Contradições que são como código, então, para normalizar a repressão. Mas... não! Pode-se chamar a coisa toda, mais simples, de “economia de classe média”.
Discuti recentemente nessas páginas aquele discurso, o golpe de Ben e Rebekah [convidados de Michelle Obama para assistirem ao discurso na Casa Branca] para personificar e miniaturizar o capitalismo avançado, Todos & Todas sentados à mesa do café da manhã preparando a lista de compras do dia, enquanto Johnny sai para a escola – um conto de Megacapitalismo digno, como escrevi, de Goebbels.

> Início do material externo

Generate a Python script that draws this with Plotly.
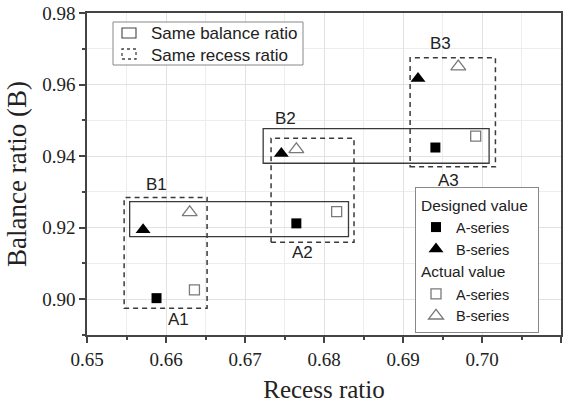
import plotly.graph_objects as go

# ---------------- data ----------------
recess_A_design = [0.6588, 0.6765, 0.6941]
balance_A_design = [0.9003, 0.9212, 0.9424]
recess_B_design = [0.6571, 0.6746, 0.6919]
balance_B_design = [0.9194, 0.9407, 0.9617]
recess_A_actual = [0.6636, 0.6816, 0.6992]
balance_A_actual = [0.9026, 0.9245, 0.9456]
recess_B_actual = [0.6630, 0.6765, 0.6970]
balance_B_actual = [0.9243, 0.9419, 0.9650]

# groups: same balance ratio (solid boxes) [x0, x1, y0, y1]
same_balance_boxes = [
    [0.6554, 0.6831, 0.9175, 0.9273],
    [0.6723, 0.7009, 0.9380, 0.9477],
]
# same recess ratio (dashed boxes)
same_recess_boxes = [
    [0.6547, 0.6652, 0.8975, 0.9284],
    [0.6733, 0.6838, 0.9159, 0.9450],
    [0.6909, 0.7017, 0.9370, 0.9675],
]
group_labels = ["B1", "B2", "B3", "A1", "A2", "A3"]
label_x = [0.6588, 0.6751, 0.6948, 0.6616, 0.6773, 0.6957]
label_y = [0.9320, 0.9505, 0.9714, 0.8942, 0.9130, 0.9333]

x_ticks = [0.65, 0.66, 0.67, 0.68, 0.69, 0.70, 0.71]
y_ticks = [0.90, 0.92, 0.94, 0.96, 0.98]

# ---------------- figure ----------------
W, H = 576, 405
ML, MR, MT, MB = 87, 15, 13, 70
PW, PH = W - ML - MR, H - MT - MB


def px(x):
    return (x - ML) / PW


def py(y):
    return (H - MB - y) / PH


fig = go.Figure()

fig.add_trace(go.Scatter(
    x=recess_A_design, y=balance_A_design, mode="markers", name="A-series",
    legendgroup="design", legendgrouptitle=dict(text="Designed value"),
    marker=dict(symbol="square", size=10, color="black")))
fig.add_trace(go.Scatter(
    x=recess_B_design, y=balance_B_design, mode="markers", name="B-series",
    legendgroup="design",
    marker=dict(symbol="triangle-up", size=13, color="black")))
fig.add_trace(go.Scatter(
    x=recess_A_actual, y=balance_A_actual, mode="markers", name="A-series",
    legendgroup="actual", legendgrouptitle=dict(text="Actual value"),
    marker=dict(symbol="square-open", size=10, color="#7a7a7a",
                line=dict(width=1.3))))
fig.add_trace(go.Scatter(
    x=recess_B_actual, y=balance_B_actual, mode="markers", name="B-series",
    legendgroup="actual",
    marker=dict(symbol="triangle-up-open", size=13, color="#7a7a7a",
                line=dict(width=1.3))))

shapes = []
for x0, x1, y0, y1 in same_balance_boxes:
    shapes.append(dict(type="rect", xref="x", yref="y", x0=x0, x1=x1, y0=y0, y1=y1,
                       line=dict(color="#3a3a3a", width=1.3)))
for x0, x1, y0, y1 in same_recess_boxes:
    shapes.append(dict(type="rect", xref="x", yref="y", x0=x0, x1=x1, y0=y0, y1=y1,
                       line=dict(color="#3a3a3a", width=1.5, dash="5px,4px")))

# manual legend for the boxes (top-left)
shapes.append(dict(type="rect", xref="paper", yref="paper",
                   x0=px(113), x1=px(303), y0=py(65), y1=py(22),
                   line=dict(color="#888888", width=1), fillcolor="white"))
shapes.append(dict(type="rect", xref="paper", yref="paper",
                   x0=px(122), x1=px(136), y0=py(38), y1=py(28),
                   line=dict(color="#444444", width=1.1)))
shapes.append(dict(type="rect", xref="paper", yref="paper",
                   x0=px(122), x1=px(136), y0=py(59), y1=py(49),
                   line=dict(color="#444444", width=1.3, dash="3px,3px")))

annotations = []
for t, lx, ly in zip(group_labels, label_x, label_y):
    annotations.append(dict(x=lx, y=ly, xref="x", yref="y", text=t, showarrow=False,
                            font=dict(family="Liberation Sans", size=17, color="#222222")))
annotations.append(dict(x=px(149), y=py(33), xref="paper", yref="paper",
                        text="Same balance ratio", showarrow=False,
                        xanchor="left", yanchor="middle",
                        font=dict(family="Liberation Sans", size=17, color="#222222")))
annotations.append(dict(x=px(149), y=py(55), xref="paper", yref="paper",
                        text="Same recess ratio", showarrow=False,
                        xanchor="left", yanchor="middle",
                        font=dict(family="Liberation Sans", size=17, color="#222222")))

axis_common = dict(
    ticks="outside", ticklen=6, tickwidth=1.5, tickcolor="#444444",
    showline=True, linecolor="#444444", linewidth=1.6, mirror=True,
    showgrid=True, gridcolor="#e2e2e2", gridwidth=1, zeroline=False,
    automargin=False,
    tickfont=dict(family="Liberation Serif", size=19, color="#222222"),
)

fig.update_layout(
    width=W, height=H,
    margin=dict(l=ML, r=MR, t=MT, b=MB),
    plot_bgcolor="white", paper_bgcolor="white",
    shapes=shapes, annotations=annotations,
    xaxis=dict(range=[0.65, 0.71], tickvals=x_ticks, tickformat=".2f",
               minor=dict(dtick=0.005, tick0=0.65, ticks="outside", ticklen=3,
                          tickcolor="#444444", showgrid=True, gridcolor="#ededed"),
               title=dict(text="Recess ratio", standoff=12,
                          font=dict(family="Liberation Serif", size=25, color="#222222")),
               **axis_common),
    yaxis=dict(range=[0.89, 0.98], tickvals=y_ticks, tickformat=".2f",
               minor=dict(dtick=0.01, tick0=0.89, ticks="outside", ticklen=3,
                          tickcolor="#444444", showgrid=True, gridcolor="#ededed"),
               title=dict(text="Balance ratio (B)", standoff=8,
                          font=dict(family="Liberation Serif", size=27, color="#222222")),
               **axis_common),
    legend=dict(x=px(539), y=py(333), xanchor="right", yanchor="bottom",
                bordercolor="#888888", borderwidth=1, bgcolor="white",
                tracegroupgap=0, itemwidth=30,
                font=dict(family="Liberation Sans", size=14.5, color="#222222"),
                grouptitlefont=dict(family="Liberation Sans", size=15.5, color="#222222")),
    showlegend=True,
)

fig.write_html("out.html")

Ben e Rebekah Erler com os 2 filhos |
Mas voltemos à distribuição de renda, não com Kuznets, ou melhor, Gabriel Kolko de “Riqueza e Poder”, para contrabalançar o piegas social-democrata de Michael Harrington “A Outra América”.
Em vez disso, tomemos o artigo de Dionne Searcey e Robert Gebeloff no New York Times, “Nos EUA, a classe média só encolhe, com mais gente saindo dela, do que ascendendo para ela” (Jan. 26, 2015), como resposta informal à economia de classe média. Começam assim:
A classe média que o presidente Obama identificou em seu discurso do Estado da União semana passada, como o fundamento da economia norte-americana vem encolhendo já há quase meio século.
Nada mau para o The NYTimes, até aí.
Mas eles também desapontam, usando uma banda elástica de renda, de US$ 35 mil a US$ 100 mil, para definir a classe média, onde se encaixavam, no final dos anos 1960s, metade dos lares norte-americanos. Ninguém (exceto, claro, os que foram expulsos da “classe”) percebeu a mudança em curso, porque muitos mais estavam “ascendendo a ladeira econômica para as faixas mais altas”.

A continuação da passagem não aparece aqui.